- PROBLEM DESCRIPTION -
Copy all lines below exactly as written. Leave pictures out.

- DATASET CONTENT -
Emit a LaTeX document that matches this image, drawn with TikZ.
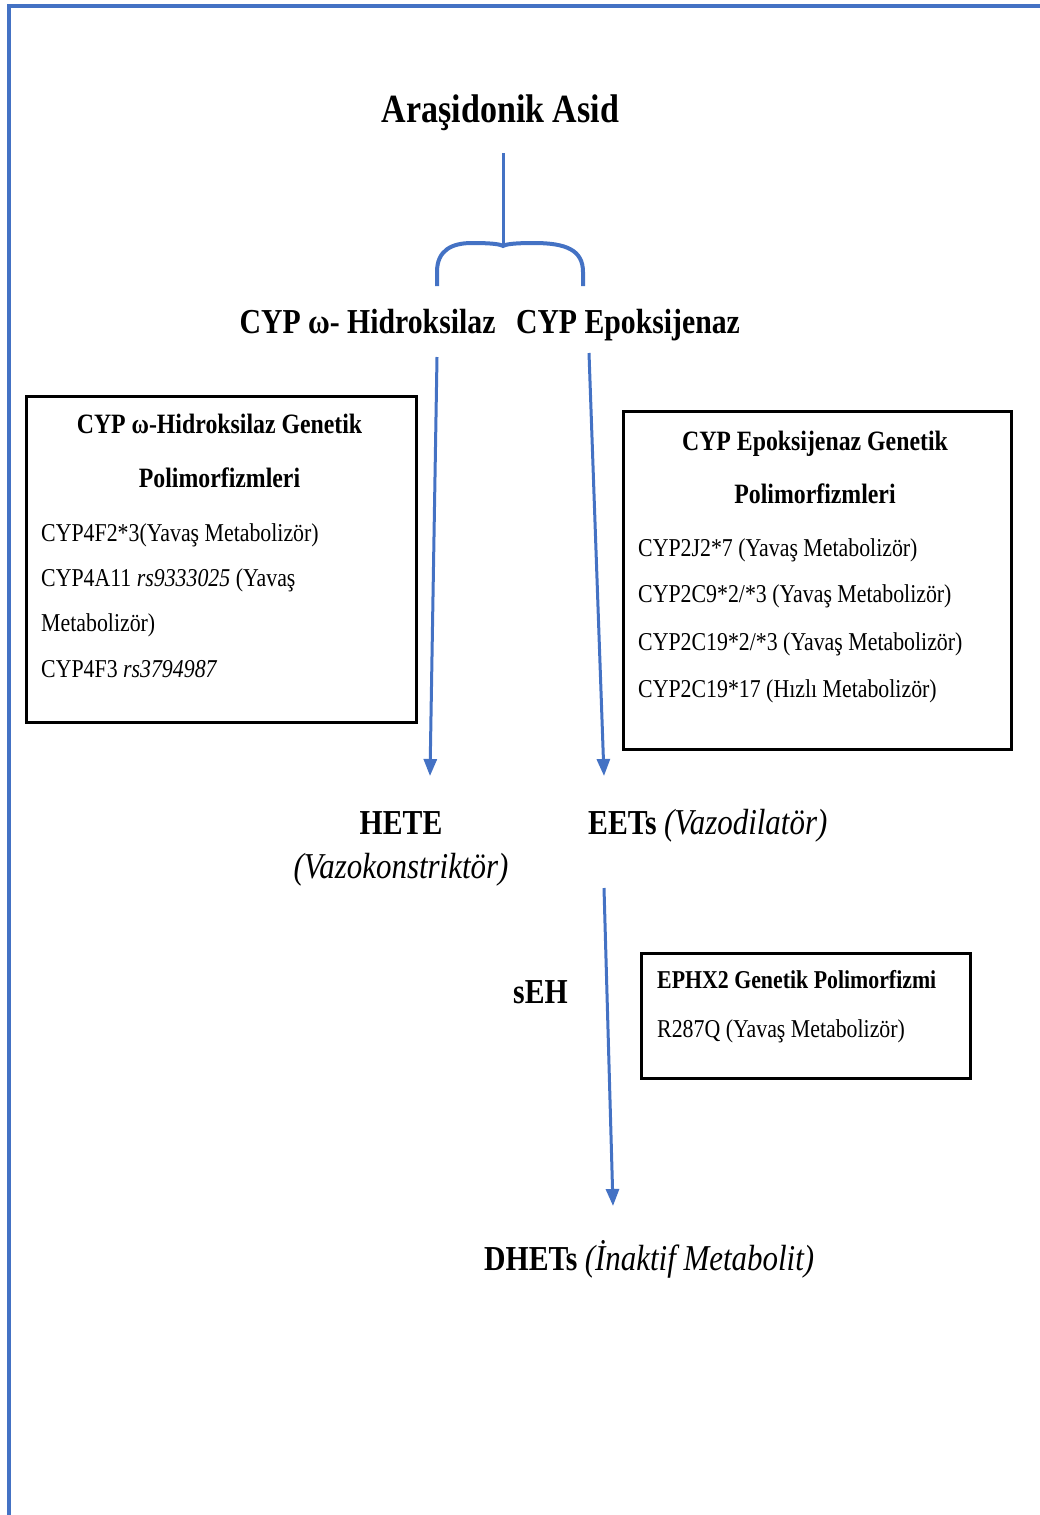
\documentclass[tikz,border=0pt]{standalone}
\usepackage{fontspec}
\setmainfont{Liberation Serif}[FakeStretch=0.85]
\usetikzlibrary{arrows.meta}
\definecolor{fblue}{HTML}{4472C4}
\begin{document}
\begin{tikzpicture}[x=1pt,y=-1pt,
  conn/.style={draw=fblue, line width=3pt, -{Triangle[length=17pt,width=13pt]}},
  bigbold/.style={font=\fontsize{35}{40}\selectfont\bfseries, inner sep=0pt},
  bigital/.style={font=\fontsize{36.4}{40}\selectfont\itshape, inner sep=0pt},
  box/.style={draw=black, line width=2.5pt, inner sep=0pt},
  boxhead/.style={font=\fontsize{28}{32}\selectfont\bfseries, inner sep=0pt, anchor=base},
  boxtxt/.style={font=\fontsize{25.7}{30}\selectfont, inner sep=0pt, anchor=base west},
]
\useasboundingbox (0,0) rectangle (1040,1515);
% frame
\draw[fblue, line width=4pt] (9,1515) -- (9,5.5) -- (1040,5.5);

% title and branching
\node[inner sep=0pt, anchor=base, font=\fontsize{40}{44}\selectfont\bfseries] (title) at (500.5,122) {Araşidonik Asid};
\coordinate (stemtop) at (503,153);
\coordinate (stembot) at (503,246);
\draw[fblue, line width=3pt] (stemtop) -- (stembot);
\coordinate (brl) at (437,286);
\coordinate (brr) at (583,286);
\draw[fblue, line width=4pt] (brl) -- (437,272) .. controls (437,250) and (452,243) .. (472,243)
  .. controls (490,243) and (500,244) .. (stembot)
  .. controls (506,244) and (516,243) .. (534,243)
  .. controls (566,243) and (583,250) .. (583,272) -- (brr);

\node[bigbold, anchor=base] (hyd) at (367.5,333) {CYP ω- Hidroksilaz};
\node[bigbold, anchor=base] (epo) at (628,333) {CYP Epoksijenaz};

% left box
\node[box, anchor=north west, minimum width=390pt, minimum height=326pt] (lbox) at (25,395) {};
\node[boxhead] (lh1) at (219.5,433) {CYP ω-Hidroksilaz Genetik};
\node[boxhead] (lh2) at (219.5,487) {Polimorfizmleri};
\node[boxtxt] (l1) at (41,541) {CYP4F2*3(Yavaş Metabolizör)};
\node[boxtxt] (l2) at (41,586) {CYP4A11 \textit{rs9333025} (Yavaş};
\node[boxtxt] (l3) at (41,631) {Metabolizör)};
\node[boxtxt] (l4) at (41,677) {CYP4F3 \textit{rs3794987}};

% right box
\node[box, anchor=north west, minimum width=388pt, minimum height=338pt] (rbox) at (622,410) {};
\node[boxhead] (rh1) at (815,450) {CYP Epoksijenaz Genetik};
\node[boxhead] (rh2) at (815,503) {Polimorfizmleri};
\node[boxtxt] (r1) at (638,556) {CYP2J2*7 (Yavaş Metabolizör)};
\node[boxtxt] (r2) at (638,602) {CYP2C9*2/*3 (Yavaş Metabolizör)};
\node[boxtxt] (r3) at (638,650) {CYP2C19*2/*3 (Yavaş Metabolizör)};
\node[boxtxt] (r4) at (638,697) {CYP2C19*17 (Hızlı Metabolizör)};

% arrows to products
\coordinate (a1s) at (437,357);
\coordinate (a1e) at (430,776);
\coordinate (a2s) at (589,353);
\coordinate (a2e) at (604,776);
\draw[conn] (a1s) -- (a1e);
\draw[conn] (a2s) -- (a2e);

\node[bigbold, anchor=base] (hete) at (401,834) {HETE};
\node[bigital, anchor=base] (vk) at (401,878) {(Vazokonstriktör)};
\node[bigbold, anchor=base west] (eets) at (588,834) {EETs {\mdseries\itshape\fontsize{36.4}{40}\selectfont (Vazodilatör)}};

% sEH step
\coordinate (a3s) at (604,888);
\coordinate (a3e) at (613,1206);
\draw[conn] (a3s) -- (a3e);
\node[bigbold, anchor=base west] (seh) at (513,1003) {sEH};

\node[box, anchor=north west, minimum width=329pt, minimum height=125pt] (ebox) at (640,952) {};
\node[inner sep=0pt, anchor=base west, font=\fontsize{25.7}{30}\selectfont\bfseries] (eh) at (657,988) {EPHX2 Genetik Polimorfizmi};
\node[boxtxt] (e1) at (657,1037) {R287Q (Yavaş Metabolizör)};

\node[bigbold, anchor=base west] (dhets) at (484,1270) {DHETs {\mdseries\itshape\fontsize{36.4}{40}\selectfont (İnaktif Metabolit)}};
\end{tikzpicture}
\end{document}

- EXERCISE SOLUTION -
Emit a LaTeX document that matches this image, drawn with TikZ.
\documentclass[tikz,border=0pt]{standalone}
\usepackage{fontspec}
\setmainfont{Liberation Serif}[FakeStretch=0.85]
\usetikzlibrary{arrows.meta}
\definecolor{fblue}{HTML}{4472C4}
\begin{document}
\begin{tikzpicture}[x=1pt,y=-1pt,
  conn/.style={draw=fblue, line width=3pt, -{Triangle[length=17pt,width=13pt]}},
  bigbold/.style={font=\fontsize{35}{40}\selectfont\bfseries, inner sep=0pt},
  bigital/.style={font=\fontsize{36.4}{40}\selectfont\itshape, inner sep=0pt},
  box/.style={draw=black, line width=2.5pt, inner sep=0pt},
  boxhead/.style={font=\fontsize{28}{32}\selectfont\bfseries, inner sep=0pt, anchor=base},
  boxtxt/.style={font=\fontsize{25.7}{30}\selectfont, inner sep=0pt, anchor=base west},
]
\useasboundingbox (0,0) rectangle (1040,1515);
% frame
\draw[fblue, line width=4pt] (9,1515) -- (9,5.5) -- (1040,5.5);

% title and branching
\node[inner sep=0pt, anchor=base, font=\fontsize{40}{44}\selectfont\bfseries] (title) at (500.5,122) {Araşidonik Asid};
\coordinate (stemtop) at (503,153);
\coordinate (stembot) at (503,246);
\draw[fblue, line width=3pt] (stemtop) -- (stembot);
\coordinate (brl) at (437,286);
\coordinate (brr) at (583,286);
\draw[fblue, line width=4pt] (brl) -- (437,272) .. controls (437,250) and (452,243) .. (472,243)
  .. controls (490,243) and (500,244) .. (stembot)
  .. controls (506,244) and (516,243) .. (534,243)
  .. controls (566,243) and (583,250) .. (583,272) -- (brr);

\node[bigbold, anchor=base] (hyd) at (367.5,333) {CYP ω- Hidroksilaz};
\node[bigbold, anchor=base] (epo) at (628,333) {CYP Epoksijenaz};

% left box
\node[box, anchor=north west, minimum width=390pt, minimum height=326pt] (lbox) at (25,395) {};
\node[boxhead] (lh1) at (219.5,433) {CYP ω-Hidroksilaz Genetik};
\node[boxhead] (lh2) at (219.5,487) {Polimorfizmleri};
\node[boxtxt] (l1) at (41,541) {CYP4F2*3(Yavaş Metabolizör)};
\node[boxtxt] (l2) at (41,586) {CYP4A11 \textit{rs9333025} (Yavaş};
\node[boxtxt] (l3) at (41,631) {Metabolizör)};
\node[boxtxt] (l4) at (41,677) {CYP4F3 \textit{rs3794987}};

% right box
\node[box, anchor=north west, minimum width=388pt, minimum height=338pt] (rbox) at (622,410) {};
\node[boxhead] (rh1) at (815,450) {CYP Epoksijenaz Genetik};
\node[boxhead] (rh2) at (815,503) {Polimorfizmleri};
\node[boxtxt] (r1) at (638,556) {CYP2J2*7 (Yavaş Metabolizör)};
\node[boxtxt] (r2) at (638,602) {CYP2C9*2/*3 (Yavaş Metabolizör)};
\node[boxtxt] (r3) at (638,650) {CYP2C19*2/*3 (Yavaş Metabolizör)};
\node[boxtxt] (r4) at (638,697) {CYP2C19*17 (Hızlı Metabolizör)};

% arrows to products
\coordinate (a1s) at (437,357);
\coordinate (a1e) at (430,776);
\coordinate (a2s) at (589,353);
\coordinate (a2e) at (604,776);
\draw[conn] (a1s) -- (a1e);
\draw[conn] (a2s) -- (a2e);

\node[bigbold, anchor=base] (hete) at (401,834) {HETE};
\node[bigital, anchor=base] (vk) at (401,878) {(Vazokonstriktör)};
\node[bigbold, anchor=base west] (eets) at (588,834) {EETs {\mdseries\itshape\fontsize{36.4}{40}\selectfont (Vazodilatör)}};

% sEH step
\coordinate (a3s) at (604,888);
\coordinate (a3e) at (613,1206);
\draw[conn] (a3s) -- (a3e);
\node[bigbold, anchor=base west] (seh) at (513,1003) {sEH};

\node[box, anchor=north west, minimum width=329pt, minimum height=125pt] (ebox) at (640,952) {};
\node[inner sep=0pt, anchor=base west, font=\fontsize{25.7}{30}\selectfont\bfseries] (eh) at (657,988) {EPHX2 Genetik Polimorfizmi};
\node[boxtxt] (e1) at (657,1037) {R287Q (Yavaş Metabolizör)};

\node[bigbold, anchor=base west] (dhets) at (484,1270) {DHETs {\mdseries\itshape\fontsize{36.4}{40}\selectfont (İnaktif Metabolit)}};
\end{tikzpicture}
\end{document}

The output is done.